S.H. answers from Indianapolis on September 08, 2008
He realizes you are carrying a new baby. Keep him in the big boy bed, but why not try having him put a baby doll to sleep in the crib each night to show that is where is new brother or sister is going to be like. This could teach him to be gentle with the baby and also that the bed is going to be occupied by another baby and he needs to sleep in the big boy bed. Try using a sticker chart on the back of the door. Each night he sleeps in the big boy bed he gets a sticker. Or if he likes cars instead of stickers, buy some hot wheels from the store, keep them in a bucket and let him pick a new one each morning that he has slept in his big boy bed. He should be old enough to be rewarded like this.
Wishing you all the best. Good luck with the little one on the way and congrats to you and your husband.

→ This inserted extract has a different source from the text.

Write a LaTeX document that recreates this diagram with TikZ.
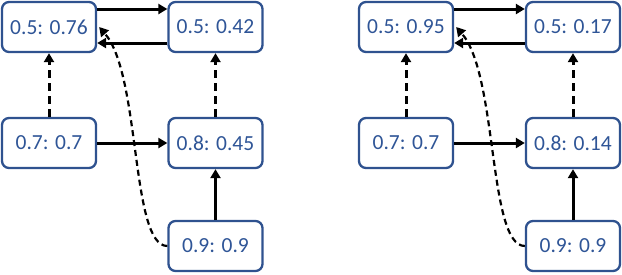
\documentclass[tikz,border=0pt]{standalone}
\usepackage{fontspec}
\setmainfont{Carlito}
\usetikzlibrary{arrows.meta}
\definecolor{boxblue}{RGB}{47,82,143}
\definecolor{txtblue}{RGB}{47,85,151}
\begin{document}
\begin{tikzpicture}[x=1pt,y=-1pt,
  vbox/.style={draw=boxblue, line width=2.3pt, rounded corners=7pt, fill=white,
    minimum width=94pt, minimum height=50pt, inner sep=0pt,
    text=txtblue, font=\fontsize{21.5}{25}\selectfont},
  solidarr/.style={line width=3pt, -{Triangle[length=9pt,width=10pt]}},
  dasharr/.style={line width=3pt, dash pattern=on 8pt off 5pt, -{Triangle[length=9pt,width=10pt]}},
  curvearr/.style={line width=2.2pt, dash pattern=on 6pt off 4pt, -{Triangle[length=9pt,width=10pt]}}]
\useasboundingbox (0,0) rectangle (622,274);
% left panel
\node[vbox] (A) at (49,27) {0.5: 0.76};
\node[vbox] (B) at (215.5,27) {0.5: 0.42};
\node[vbox] (C) at (49,143) {0.7: 0.7};
\node[vbox] (D) at (215.5,143) {0.8: 0.45};
\node[vbox] (E) at (215.5,246) {0.9: 0.9};
\draw[solidarr] ([yshift=18pt]A.east) -- ([yshift=18pt]B.west);
\draw[solidarr] ([yshift=-16pt]B.west) -- ([yshift=-16pt]A.east);
\draw[dasharr] (C.north) -- (A.south);
\draw[dasharr] (D.north) -- (B.south);
\draw[solidarr] (C.east) -- (D.west);
\draw[solidarr] (E.north) -- (D.south);
\draw[curvearr] (E.west) .. controls +(-37,0) and +(42,48) .. ([xshift=2pt]A.east);
% right panel
\node[vbox] (A2) at (406,27) {0.5: 0.95};
\node[vbox] (B2) at (573,27) {0.5: 0.17};
\node[vbox] (C2) at (406,143) {0.7: 0.7};
\node[vbox] (D2) at (573,143) {0.8: 0.14};
\node[vbox] (E2) at (573,246) {0.9: 0.9};
\draw[solidarr] ([yshift=18pt]A2.east) -- ([yshift=18pt]B2.west);
\draw[solidarr] ([yshift=-16pt]B2.west) -- ([yshift=-16pt]A2.east);
\draw[dasharr] (C2.north) -- (A2.south);
\draw[dasharr] (D2.north) -- (B2.south);
\draw[solidarr] (C2.east) -- (D2.west);
\draw[solidarr] (E2.north) -- (D2.south);
\draw[curvearr] (E2.west) .. controls +(-37,0) and +(42,48) .. ([xshift=2pt]A2.east);
\end{tikzpicture}
\end{document}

A.N. answers from Cleveland on September 08, 2008
A few things:
1. I'd move him as soon as you can. We moved my daughter out of the nursery about two or three months before the baby came. That way, it was all about her getting a new room--not about the baby taking her old room. By the time the baby came, the new room was old news, and she didn't associate the two.
2. Are you planning on switching him to a big-boy bed in the new room? That might be too much at once (new room, new bed, new baby)--unless, of course, he shows excitement about it. I'd do like you suggested and move the crib into the new room and wait for his cues as to when he's excited about trying the big-boy bed out.
Good luck! My oldest was 20 months when our younger daughter was born, and she adjusted to the new room and the new sibling beautifully. I wish the same for you!